The task: Retype nothing but the lines from the start of the material up to and including the line with "ax.axhline(v, color=grid_col, lw=1.0, clip_on=False, zorder=0)". Pictures don't belong in the copy.

Input material:
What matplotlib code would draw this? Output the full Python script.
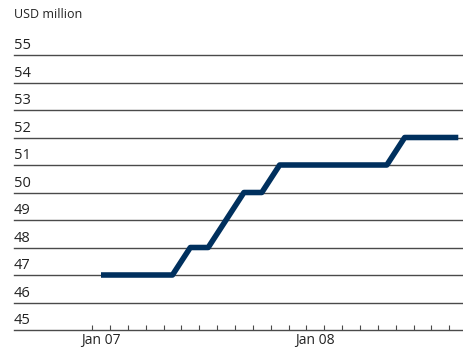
import matplotlib
matplotlib.use("Agg")
import matplotlib.pyplot as plt
import matplotlib.transforms as mtransforms

# monthly values, Jan 07 .. Sep 08
months = ["Jan 07", "Feb 07", "Mar 07", "Apr 07", "May 07", "Jun 07", "Jul 07",
          "Aug 07", "Sep 07", "Oct 07", "Nov 07", "Dec 07", "Jan 08", "Feb 08",
          "Mar 08", "Apr 08", "May 08", "Jun 08", "Jul 08", "Aug 08", "Sep 08"]
values = [47, 47, 47, 47, 47, 48, 48, 49, 50, 50, 51, 51, 51, 51,
          51, 51, 51, 52, 52, 52, 52]
y_ticks = [45, 46, 47, 48, 49, 50, 51, 52, 53, 54, 55]
x_labels = ["Jan 07", "Jan 08"]

plt.rcParams["font.family"] = ["Open Sans", "DejaVu Sans"]
text_col = "#222222"
grid_col = "#4a4a4a"

fig = plt.figure(figsize=(4.64, 3.48), dpi=100)
ax = fig.add_axes([14 / 464, 18 / 348, 1 - 14 / 464, (330 - 55) / 348])

x = [i + 0.5 for i in range(len(values))]
ax.plot(x, values, color="#00305e", lw=4, solid_capstyle="butt")

ax.set_ylim(45, 55)
ax.set_xlim(-4.37, 20.82)

for s in ax.spines.values():
    s.set_visible(False)

# horizontal grid lines, including the baseline
for v in y_ticks:
    ax.axhline(v, color=grid_col, lw=1.0, clip_on=False, zorder=0)

# y labels sit above their grid line, left aligned
off = mtransforms.ScaledTranslation(0, 4 / 72, fig.dpi_scale_trans)
tr = mtransforms.blended_transform_factory(ax.transAxes, ax.transData) + off
for v in y_ticks:
    ax.text(0, v, str(v), transform=tr, ha="left", va="baseline",
            fontsize=10.5, color=text_col)
ax.set_yticks([])

# monthly ticks pointing up, year labels centred in the month
ax.set_xticks(range(len(months)))
ax.set_xticklabels([])
ax.tick_params(axis="x", which="major", direction="in", length=3.8,
               width=0.8, color=grid_col)
ax.set_xticks([0.5, 12.5], minor=True)
ax.set_xticklabels(x_labels, minor=True, fontsize=10, color=text_col)
ax.tick_params(axis="x", which="minor", length=0, pad=2)

fig.text(14 / 464, 1 - 15 / 348, "USD million", fontsize=9, color=text_col,
         ha="left", va="center")

fig.savefig("out.png", dpi=100)
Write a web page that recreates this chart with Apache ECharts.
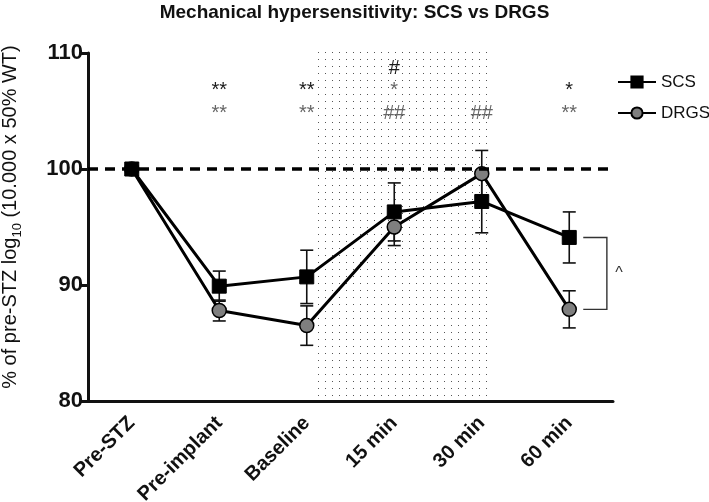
<!DOCTYPE html>
<html>
<head>
<meta charset="utf-8">
<script src="https://cdn.jsdelivr.net/npm/echarts@6/dist/echarts.min.js"></script>
<style>
html,body{margin:0;padding:0;background:#fff;}
#chart{width:709px;height:502px;}
</style>
</head>
<body>
<div id="chart"></div>
<script>
// ---- data ----
const categories = ['Pre-STZ', 'Pre-implant', 'Baseline', '15 min', '30 min', '60 min'];
const scsMean  = [100, 89.9, 90.7, 96.3, 97.2, 94.1];
const scsErr   = [0, 1.3, 2.3, 2.5, 2.7, 2.2];
const drgsMean = [100, 87.8, 86.5, 95.0, 99.6, 87.9];
const drgsErr  = [0, 0.9, 1.7, 1.6, 2.0, 1.6];
const yMin = 80, yMax = 110, yStep = 10;
const referenceLevel = 100;
const stimShade = [2.58, 4.6];          // stimulation period, in category-slot units
const shadeTop = 110.6;
const annotationRows = [108.7, 106.8, 104.8];
// [category index, row, text, series]
const annotations = [
  [1, 1, '**', 'SCS'], [1, 2, '**', 'DRGS'],
  [2, 1, '**', 'SCS'], [2, 2, '**', 'DRGS'],
  [3, 0, '#', 'SCS'], [3, 1, '*', 'DRGS'], [3, 2, '##', 'DRGS'],
  [4, 2, '##', 'DRGS'],
  [5, 1, '*', 'SCS'], [5, 2, '**', 'DRGS']
];
const compareIndex = 5;
const compareMark = '^';

// ---- styles ----
const FONT = 'Liberation Sans, Arial, sans-serif';
const annColor = { SCS: '#1a1a1a', DRGS: '#666666' };

const pat = document.createElement('canvas');
pat.width = 7; pat.height = 7;
(function(){ const c = pat.getContext('2d'); c.fillStyle = '#555555'; c.fillRect(3, 3, 1, 1); })();

const chart = echarts.init(document.getElementById('chart'), null, { renderer: 'canvas' });

function errData(mean, err) { return mean.map((m, i) => [i, m, err[i]]); }
function errRender(params, api) {
  const i = api.value(0), m = api.value(1), e = api.value(2);
  if (!e) return null;
  const t = api.coord([i, m + e]), b = api.coord([i, m - e]);
  const hw = 6.5;
  const st = { stroke: '#111', lineWidth: 1.6 };
  return { type: 'group', children: [
    { type: 'line', shape: { x1: t[0], y1: t[1], x2: b[0], y2: b[1] }, style: st },
    { type: 'line', shape: { x1: t[0] - hw, y1: t[1], x2: t[0] + hw, y2: t[1] }, style: st },
    { type: 'line', shape: { x1: b[0] - hw, y1: b[1], x2: b[0] + hw, y2: b[1] }, style: st }
  ]};
}

const option = {
  animation: false,
  backgroundColor: '#fff',
  title: {
    text: 'Mechanical hypersensitivity: SCS vs DRGS',
    left: 'center', top: 0, padding: [3, 16, 3, 0],
    textStyle: { fontFamily: FONT, fontSize: 19, fontWeight: 'bold', color: '#111' }
  },
  legend: {
    orient: 'vertical', left: 612, top: 68,
    itemWidth: 38, itemHeight: 14, itemGap: 13,
    textStyle: { fontFamily: FONT, fontSize: 17, color: '#111', lineHeight: 18 },
    data: ['SCS', 'DRGS']
  },
  grid: { left: 88, right: 96, top: 53, bottom: 101, containLabel: false, outerBoundsMode: 'none' },
  xAxis: [{
    type: 'category', data: categories, boundaryGap: true,
    axisLine: { lineStyle: { color: '#111', width: 3 } },
    axisTick: { alignWithLabel: true, length: 9, lineStyle: { color: '#111', width: 3 } },
    axisLabel: { rotate: 45, margin: 19, interval: 0, fontFamily: FONT, fontSize: 20, fontWeight: 'bold', color: '#111' },
    splitLine: { show: false }
  }, {
    type: 'value', min: 0, max: 6, show: false
  }],
  yAxis: {
    type: 'value', min: yMin, max: yMax, interval: yStep,
    axisLine: { show: true, lineStyle: { color: '#111', width: 3 } },
    axisTick: { show: true, length: 9, lineStyle: { color: '#111', width: 3 } },
    axisLabel: { margin: 5, fontFamily: FONT, fontSize: 22, fontWeight: 'bold', color: '#111' },
    splitLine: { show: false },
    name: '{a|% of pre-STZ log}{s|10}{a| (10.000 x 50% WT)}',
    nameLocation: 'middle', nameGap: 66, nameRotate: 90,
    nameTextStyle: {
      fontFamily: FONT, color: '#111', padding: [0, 0, 0, 20],
      rich: {
        a: { fontFamily: FONT, fontSize: 20, color: '#111', lineHeight: 24 },
        s: { fontFamily: FONT, fontSize: 13, color: '#111', lineHeight: 24, verticalAlign: 'bottom', padding: [0, 0, -2, 0] }
      }
    }
  },
  series: [
    {
      type: 'custom', name: 'shade', xAxisIndex: 1, z: 0, silent: true, clip: false,
      data: [[stimShade[0], stimShade[1]]],
      renderItem: function (params, api) {
        const p0 = api.coord([api.value(0), shadeTop]);
        const p1 = api.coord([api.value(1), yMin]);
        return { type: 'rect', shape: { x: p0[0], y: p0[1], width: p1[0] - p0[0], height: p1[1] - p0[1] },
          style: { fill: { image: pat, repeat: 'repeat' } } };
      }
    },
    {
      type: 'custom', name: 'scsErr', z: 2, silent: true, clip: false,
      data: errData(scsMean, scsErr), renderItem: errRender
    },
    {
      type: 'custom', name: 'drgsErr', z: 2, silent: true, clip: false,
      data: errData(drgsMean, drgsErr), renderItem: errRender
    },
    {
      name: 'SCS', type: 'line', data: scsMean, z: 5,
      symbol: 'rect', symbolSize: 14,
      itemStyle: { color: '#000', borderColor: '#000', borderWidth: 1 },
      lineStyle: { color: '#000', width: 3 },
      markLine: {
        silent: true, symbol: 'none', label: { show: false },
        lineStyle: { color: '#000', width: 3.5, type: [10, 7] },
        data: [{ yAxis: referenceLevel }]
      }
    },
    {
      name: 'DRGS', type: 'line', data: drgsMean, z: 4,
      symbol: 'circle', symbolSize: 14,
      itemStyle: { color: '#7f7f7f', borderColor: '#000', borderWidth: 1.5 },
      lineStyle: { color: '#000', width: 3 }
    },
    {
      type: 'custom', name: 'annotations', z: 6, silent: true, clip: false,
      data: annotations.map(a => [a[0], annotationRows[a[1]], a[2], a[3]]),
      renderItem: function (params, api) {
        const a = annotations[params.dataIndex];
        const p = api.coord([a[0], annotationRows[a[1]]]);
        return { type: 'text', x: p[0], y: p[1],
          style: { text: a[2], fill: annColor[a[3]], font: '20px ' + FONT, align: 'center', verticalAlign: 'middle' } };
      }
    },
    {
      type: 'custom', name: 'bracket', xAxisIndex: 1, z: 6, silent: true, clip: false,
      data: [[compareIndex + 0.5, scsMean[compareIndex], drgsMean[compareIndex]]],
      renderItem: function (params, api) {
        const x = api.value(0);
        const a = api.coord([x + 0.16, api.value(1)]);
        const b = api.coord([x + 0.43, api.value(1)]);
        const c = api.coord([x + 0.43, api.value(2)]);
        const d = api.coord([x + 0.16, api.value(2)]);
        const m = api.coord([x + 0.57, (api.value(1) + api.value(2)) / 2]);
        return { type: 'group', children: [
          { type: 'polyline', shape: { points: [a, b, c, d] }, style: { stroke: '#333', lineWidth: 1.4, fill: null } },
          { type: 'text', x: m[0], y: m[1], style: { text: compareMark, fill: '#333', font: '16px ' + FONT, align: 'center', verticalAlign: 'middle' } }
        ]};
      }
    }
  ]
};
chart.setOption(option);
</script>
</body>
</html>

Answer for this exercise:
What matplotlib code would draw this? Output the full Python script.
import matplotlib
matplotlib.use("Agg")
import matplotlib.pyplot as plt
import matplotlib.transforms as mtransforms

# monthly values, Jan 07 .. Sep 08
months = ["Jan 07", "Feb 07", "Mar 07", "Apr 07", "May 07", "Jun 07", "Jul 07",
          "Aug 07", "Sep 07", "Oct 07", "Nov 07", "Dec 07", "Jan 08", "Feb 08",
          "Mar 08", "Apr 08", "May 08", "Jun 08", "Jul 08", "Aug 08", "Sep 08"]
values = [47, 47, 47, 47, 47, 48, 48, 49, 50, 50, 51, 51, 51, 51,
          51, 51, 51, 52, 52, 52, 52]
y_ticks = [45, 46, 47, 48, 49, 50, 51, 52, 53, 54, 55]
x_labels = ["Jan 07", "Jan 08"]

plt.rcParams["font.family"] = ["Open Sans", "DejaVu Sans"]
text_col = "#222222"
grid_col = "#4a4a4a"

fig = plt.figure(figsize=(4.64, 3.48), dpi=100)
ax = fig.add_axes([14 / 464, 18 / 348, 1 - 14 / 464, (330 - 55) / 348])

x = [i + 0.5 for i in range(len(values))]
ax.plot(x, values, color="#00305e", lw=4, solid_capstyle="butt")

ax.set_ylim(45, 55)
ax.set_xlim(-4.37, 20.82)

for s in ax.spines.values():
    s.set_visible(False)

# horizontal grid lines, including the baseline
for v in y_ticks:
    ax.axhline(v, color=grid_col, lw=1.0, clip_on=False, zorder=0)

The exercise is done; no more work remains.